REQUIREMENTS
Below is some material; transcribe all of it exactly.

## begin INFORMATION PROVIDED

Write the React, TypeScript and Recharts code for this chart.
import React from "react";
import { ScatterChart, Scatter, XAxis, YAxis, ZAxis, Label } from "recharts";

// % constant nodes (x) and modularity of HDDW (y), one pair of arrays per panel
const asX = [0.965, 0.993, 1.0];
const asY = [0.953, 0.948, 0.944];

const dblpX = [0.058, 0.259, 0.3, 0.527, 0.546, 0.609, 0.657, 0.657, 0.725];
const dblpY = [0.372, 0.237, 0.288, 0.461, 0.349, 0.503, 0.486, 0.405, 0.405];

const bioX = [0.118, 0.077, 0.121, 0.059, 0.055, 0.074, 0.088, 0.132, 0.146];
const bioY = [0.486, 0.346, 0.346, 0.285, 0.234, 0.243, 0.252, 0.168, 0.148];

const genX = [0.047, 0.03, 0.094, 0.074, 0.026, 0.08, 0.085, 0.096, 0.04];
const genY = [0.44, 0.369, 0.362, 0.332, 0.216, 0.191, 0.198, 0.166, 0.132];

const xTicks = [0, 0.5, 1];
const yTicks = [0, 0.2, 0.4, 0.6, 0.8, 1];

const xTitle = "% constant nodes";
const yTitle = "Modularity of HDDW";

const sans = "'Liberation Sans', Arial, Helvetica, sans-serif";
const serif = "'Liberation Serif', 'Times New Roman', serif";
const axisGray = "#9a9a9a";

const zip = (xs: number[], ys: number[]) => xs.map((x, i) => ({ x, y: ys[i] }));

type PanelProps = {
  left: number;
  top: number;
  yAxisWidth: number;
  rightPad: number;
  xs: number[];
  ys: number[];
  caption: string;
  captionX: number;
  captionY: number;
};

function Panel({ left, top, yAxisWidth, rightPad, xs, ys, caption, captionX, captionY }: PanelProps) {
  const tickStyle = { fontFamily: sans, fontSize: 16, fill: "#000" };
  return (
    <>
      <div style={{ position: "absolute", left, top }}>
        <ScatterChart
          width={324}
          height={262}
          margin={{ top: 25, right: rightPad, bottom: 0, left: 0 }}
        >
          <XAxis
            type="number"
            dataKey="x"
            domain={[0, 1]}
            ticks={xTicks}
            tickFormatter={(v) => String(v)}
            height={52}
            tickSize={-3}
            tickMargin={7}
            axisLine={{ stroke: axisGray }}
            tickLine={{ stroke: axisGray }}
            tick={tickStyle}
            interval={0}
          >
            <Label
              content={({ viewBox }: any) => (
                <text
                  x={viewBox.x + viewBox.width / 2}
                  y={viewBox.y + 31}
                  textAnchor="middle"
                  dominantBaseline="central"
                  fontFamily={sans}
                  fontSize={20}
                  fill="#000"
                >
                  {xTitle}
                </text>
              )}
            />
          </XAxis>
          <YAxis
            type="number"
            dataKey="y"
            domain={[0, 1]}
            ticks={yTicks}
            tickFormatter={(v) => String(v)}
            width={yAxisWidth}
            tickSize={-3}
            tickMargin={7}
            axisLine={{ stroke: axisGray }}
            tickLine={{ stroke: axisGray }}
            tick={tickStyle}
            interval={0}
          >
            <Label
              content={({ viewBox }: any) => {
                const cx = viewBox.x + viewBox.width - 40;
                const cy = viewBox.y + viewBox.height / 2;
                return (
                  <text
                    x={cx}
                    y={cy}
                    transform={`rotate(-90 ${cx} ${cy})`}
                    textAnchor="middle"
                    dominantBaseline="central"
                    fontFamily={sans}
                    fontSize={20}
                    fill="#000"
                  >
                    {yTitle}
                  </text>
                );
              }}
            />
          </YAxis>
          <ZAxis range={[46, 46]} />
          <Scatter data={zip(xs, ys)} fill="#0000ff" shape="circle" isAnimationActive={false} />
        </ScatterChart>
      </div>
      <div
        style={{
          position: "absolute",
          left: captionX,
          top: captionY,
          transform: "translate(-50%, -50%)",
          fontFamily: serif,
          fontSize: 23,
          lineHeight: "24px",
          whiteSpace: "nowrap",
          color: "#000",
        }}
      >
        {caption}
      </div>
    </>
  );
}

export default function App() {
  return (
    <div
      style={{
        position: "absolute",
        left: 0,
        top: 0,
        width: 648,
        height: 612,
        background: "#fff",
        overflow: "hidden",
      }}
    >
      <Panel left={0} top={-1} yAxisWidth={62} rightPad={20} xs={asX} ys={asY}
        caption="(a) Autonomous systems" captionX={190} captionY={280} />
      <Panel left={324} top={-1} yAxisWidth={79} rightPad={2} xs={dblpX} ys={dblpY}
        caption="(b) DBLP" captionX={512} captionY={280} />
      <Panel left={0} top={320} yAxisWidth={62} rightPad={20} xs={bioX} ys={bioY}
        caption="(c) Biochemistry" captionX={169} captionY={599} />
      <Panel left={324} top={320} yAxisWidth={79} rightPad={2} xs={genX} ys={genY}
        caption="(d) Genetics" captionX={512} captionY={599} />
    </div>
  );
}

## end INFORMATION PROVIDED

ANSWER FOR THE TASK
Write the React, TypeScript and Recharts code for this chart.
import React from "react";
import { ScatterChart, Scatter, XAxis, YAxis, ZAxis, Label } from "recharts";

// % constant nodes (x) and modularity of HDDW (y), one pair of arrays per panel
const asX = [0.965, 0.993, 1.0];
const asY = [0.953, 0.948, 0.944];

const dblpX = [0.058, 0.259, 0.3, 0.527, 0.546, 0.609, 0.657, 0.657, 0.725];
const dblpY = [0.372, 0.237, 0.288, 0.461, 0.349, 0.503, 0.486, 0.405, 0.405];

const bioX = [0.118, 0.077, 0.121, 0.059, 0.055, 0.074, 0.088, 0.132, 0.146];
const bioY = [0.486, 0.346, 0.346, 0.285, 0.234, 0.243, 0.252, 0.168, 0.148];

const genX = [0.047, 0.03, 0.094, 0.074, 0.026, 0.08, 0.085, 0.096, 0.04];
const genY = [0.44, 0.369, 0.362, 0.332, 0.216, 0.191, 0.198, 0.166, 0.132];

const xTicks = [0, 0.5, 1];
const yTicks = [0, 0.2, 0.4, 0.6, 0.8, 1];

const xTitle = "% constant nodes";
const yTitle = "Modularity of HDDW";

const sans = "'Liberation Sans', Arial, Helvetica, sans-serif";
const serif = "'Liberation Serif', 'Times New Roman', serif";
const axisGray = "#9a9a9a";

const zip = (xs: number[], ys: number[]) => xs.map((x, i) => ({ x, y: ys[i] }));

type PanelProps = {
  left: number;
  top: number;
  yAxisWidth: number;
  rightPad: number;
  xs: number[];
  ys: number[];
  caption: string;
  captionX: number;
  captionY: number;
};

function Panel({ left, top, yAxisWidth, rightPad, xs, ys, caption, captionX, captionY }: PanelProps) {
  const tickStyle = { fontFamily: sans, fontSize: 16, fill: "#000" };
  return (
    <>
      <div style={{ position: "absolute", left, top }}>
        <ScatterChart
          width={324}
          height={262}
          margin={{ top: 25, right: rightPad, bottom: 0, left: 0 }}
        >
          <XAxis
            type="number"
            dataKey="x"
            domain={[0, 1]}
            ticks={xTicks}
            tickFormatter={(v) => String(v)}
            height={52}
            tickSize={-3}
            tickMargin={7}
            axisLine={{ stroke: axisGray }}
            tickLine={{ stroke: axisGray }}
            tick={tickStyle}
            interval={0}
          >
            <Label
              content={({ viewBox }: any) => (
                <text
                  x={viewBox.x + viewBox.width / 2}
                  y={viewBox.y + 31}
                  textAnchor="middle"
                  dominantBaseline="central"
                  fontFamily={sans}
                  fontSize={20}
                  fill="#000"
                >
                  {xTitle}
                </text>
              )}
            />
          </XAxis>
          <YAxis
            type="number"
            dataKey="y"
            domain={[0, 1]}
            ticks={yTicks}
            tickFormatter={(v) => String(v)}
            width={yAxisWidth}
            tickSize={-3}
            tickMargin={7}
            axisLine={{ stroke: axisGray }}
            tickLine={{ stroke: axisGray }}
            tick={tickStyle}
            interval={0}
          >
            <Label
              content={({ viewBox }: any) => {
                const cx = viewBox.x + viewBox.width - 40;
                const cy = viewBox.y + viewBox.height / 2;
                return (
                  <text
                    x={cx}
                    y={cy}
                    transform={`rotate(-90 ${cx} ${cy})`}
                    textAnchor="middle"
                    dominantBaseline="central"
                    fontFamily={sans}
                    fontSize={20}
                    fill="#000"
                  >
                    {yTitle}
                  </text>
                );
              }}
            />
          </YAxis>
          <ZAxis range={[46, 46]} />
          <Scatter data={zip(xs, ys)} fill="#0000ff" shape="circle" isAnimationActive={false} />
        </ScatterChart>
      </div>
      <div
        style={{
          position: "absolute",
          left: captionX,
          top: captionY,
          transform: "translate(-50%, -50%)",
          fontFamily: serif,
          fontSize: 23,
          lineHeight: "24px",
          whiteSpace: "nowrap",
          color: "#000",
        }}
      >
        {caption}
      </div>
    </>
  );
}

export default function App() {
  return (
    <div
      style={{
        position: "absolute",
        left: 0,
        top: 0,
        width: 648,
        height: 612,
        background: "#fff",
        overflow: "hidden",
      }}
    >
      <Panel left={0} top={-1} yAxisWidth={62} rightPad={20} xs={asX} ys={asY}
        caption="(a) Autonomous systems" captionX={190} captionY={280} />
      <Panel left={324} top={-1} yAxisWidth={79} rightPad={2} xs={dblpX} ys={dblpY}
        caption="(b) DBLP" captionX={512} captionY={280} />
      <Panel left={0} top={320} yAxisWidth={62} rightPad={20} xs={bioX} ys={bioY}
        caption="(c) Biochemistry" captionX={169} captionY={599} />
      <Panel left={324} top={320} yAxisWidth={79} rightPad={2} xs={genX} ys={genY}
        caption="(d) Genetics" captionX={512} captionY={599} />
    </div>
  );
}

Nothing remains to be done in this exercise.